Lasso regression automatically performs feature selection and outputs a sparse model (with few non-zero feature weights). It tends to completely eliminate the weights of the least important features.
ElasticNet is a middle ground between Ridge Regression and Lasso Regression. The regularization term is a simple mix of both.
Ridge is a good default regularization technique, but if you suspect that only a few features are actually useful, then you should prefer either Lasso or ElasticNet.
ElacticNet is preferred over Lasso since Lasso may behave erratically when the number of features is greater than the number of training instances or when several features are strongly correlated.
Early Stopping is another way to regularize iterative learning algorithms such as Gradient Descent, since we stop the learning process as soon as the validation error (i.e RMSE) reaches a minimum. However, with Stochastic and Mini-batch GD, the curves are not so smooth, and it may be hard to know whether you have reached the minimum or not.

Classification tips:

Logistic Regression commonly used for classification as it estimates the probability that an instance belongs to a particular class (i.e how likely an email is a spam ?). It relies on a sigmoid function (S shaped) that outputs a number between 0 and 1. Closer to 0 (less likely), Closer to 1 (most likely).

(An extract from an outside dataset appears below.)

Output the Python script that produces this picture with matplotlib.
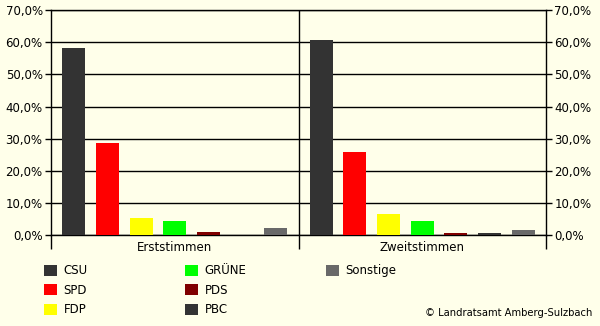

Bad news: There is no known closed-form equation to compute the value of parameters that minimize the logistic regression cost function.
Good news: The cost function is convex, so Gradient Descent (or any other optimization algorithm) is guaranteed to fin the global minimum if the learning rate is not too large and you wait long enough.
The Softmax Regression, or Multinominal Logistic Regression, is a generalization of the Logistic Regression to support multiple classes directly.
The Softmax Regression classifier predicts only one class at a time, so it should be used only with mutually exclusives classes such as different types of plants. You cannot use it to recognize multiple people in one picture.